■ STORED RECORDS
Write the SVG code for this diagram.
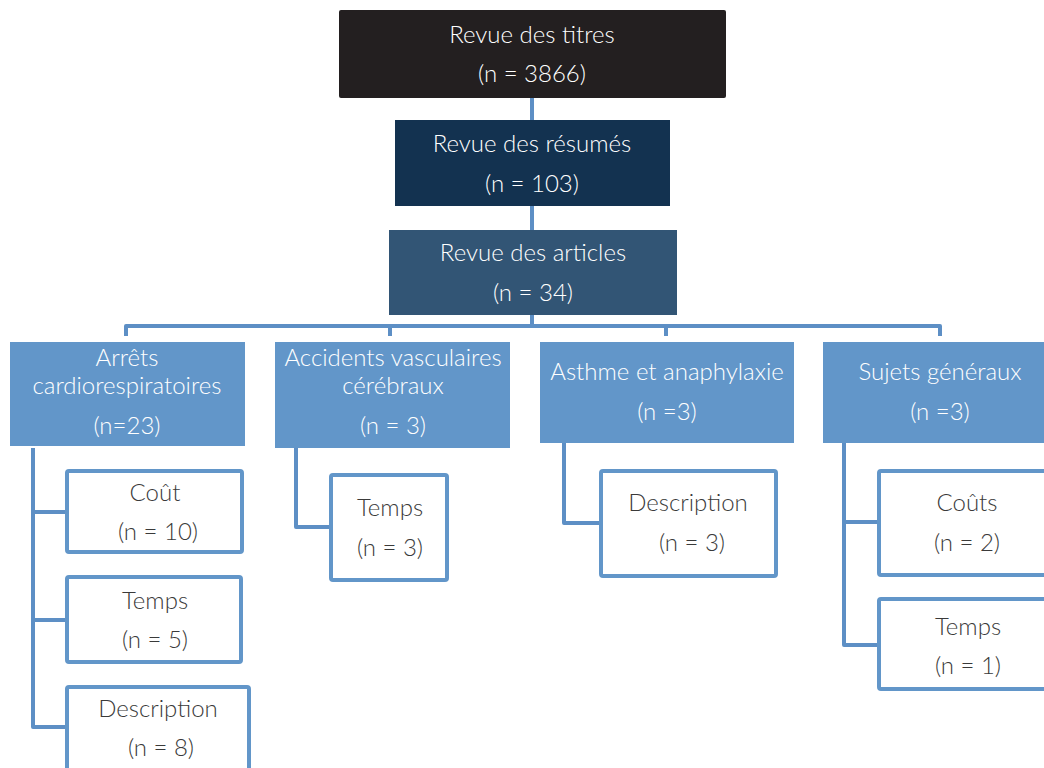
<svg xmlns="http://www.w3.org/2000/svg" width="1044" height="768" viewBox="0 0 1044 768">
<style>
text{font-family:Lato,"Open Sans","Liberation Sans",sans-serif;font-size:24px;font-weight:300;text-anchor:middle}
.w{fill:#ffffff}
.d{fill:#3a3a3a}
.lvl2{fill:#6296c9}
.leaf{fill:#ffffff;stroke:#6296c9;stroke-width:4}
.conn{fill:none;stroke:#5d8fc5;stroke-width:4;stroke-linejoin:round}
</style>
<rect width="1044" height="768" fill="#ffffff"/>
<g id="connectors">
<path class="conn" d="M532 98V120M532 206V230M532 315V326"/>
<path class="conn" d="M126 336V326H940V336M390 326V336M666 326V336"/>
<path class="conn" d="M33 448V727H67M33 512H67M33 620H67"/>
<path class="conn" d="M296 448V527H331"/>
<path class="conn" d="M564 443V523H601"/>
<path class="conn" d="M844 443V645H879M844 522H879"/>
</g>
<g id="n1"><rect x="339" y="10" width="387" height="88" rx="2" fill="#231f20"/><text class="w" x="532" y="43">Revue des titres</text><text class="w" x="532" y="82">(n = 3866)</text></g>
<g id="n2"><rect x="395" y="120" width="275" height="86" fill="#133250"/><text class="w" x="532" y="152">Revue des résumés</text><text class="w" x="532" y="192">(n = 103)</text></g>
<g id="n3"><rect x="389" y="230" width="288" height="85" fill="#325575"/><text class="w" x="533" y="261">Revue des articles</text><text class="w" x="533" y="301">(n = 34)</text></g>
<g id="nA"><rect class="lvl2" x="10" y="342" width="235" height="104"/><text class="w" x="127" y="366">Arrêts</text><text class="w" x="127" y="394">cardiorespiratoires</text><text class="w" x="127" y="434">(n=23)</text></g>
<g id="nB"><rect class="lvl2" x="275" y="342" width="235" height="106"/><text class="w" x="393" y="366">Accidents vasculaires</text><text class="w" x="393" y="394">cérébraux</text><text class="w" x="393" y="434">(n = 3)</text></g>
<g id="nC"><rect class="lvl2" x="540" y="342" width="254" height="101"/><text class="w" x="667" y="380">Asthme et anaphylaxie</text><text class="w" x="667" y="420">(n =3)</text></g>
<g id="nD"><rect class="lvl2" x="823" y="342" width="221" height="101"/><text class="w" x="940" y="380">Sujets généraux</text><text class="w" x="940" y="420">(n =3)</text></g>
<g id="a1"><rect class="leaf" x="67" y="471" width="175" height="81" rx="2"/><text class="d" x="155" y="501">Coût</text><text class="d" x="158" y="540">(n = 10)</text></g>
<g id="a2"><rect class="leaf" x="67" y="577" width="174" height="85" rx="2"/><text class="d" x="155" y="609">Temps</text><text class="d" x="155" y="648">(n = 5)</text></g>
<g id="a3"><rect class="leaf" x="67" y="687" width="182" height="90" rx="2"/><text class="d" x="158" y="717">Description</text><text class="d" x="161" y="756">(n = 8)</text></g>
<g id="b1"><rect class="leaf" x="331" y="475" width="116" height="105" rx="2"/><text class="d" x="390" y="516">Temps</text><text class="d" x="390" y="556">(n = 3)</text></g>
<g id="c1"><rect class="leaf" x="601" y="471" width="175" height="105" rx="2"/><text class="d" x="688" y="511">Description</text><text class="d" x="692" y="551">(n = 3)</text></g>
<g id="d1"><rect class="leaf" x="879" y="471" width="180" height="104" rx="2"/><text class="d" x="967" y="511">Coûts</text><text class="d" x="967" y="551">(n = 2)</text></g>
<g id="d2"><rect class="leaf" x="879" y="599" width="180" height="90" rx="2"/><text class="d" x="968" y="635">Temps</text><text class="d" x="968" y="674">(n = 1)</text></g>
</svg>
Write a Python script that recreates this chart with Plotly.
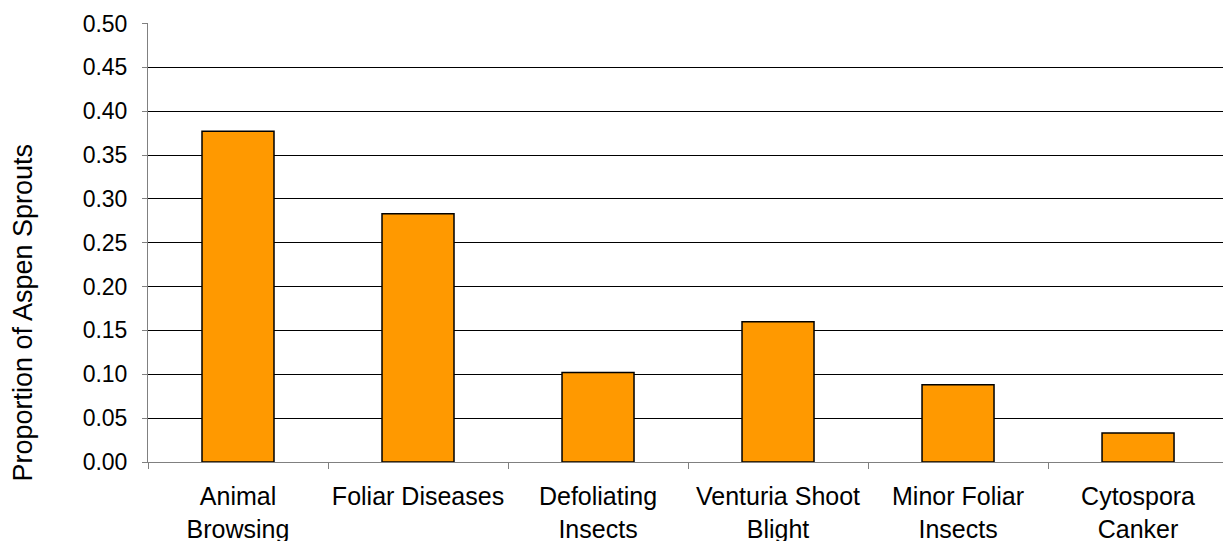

■ SHORT TASK
Work out the count of lines containing the word "this", then write only that count.

■ EXPECTED ANSWER
2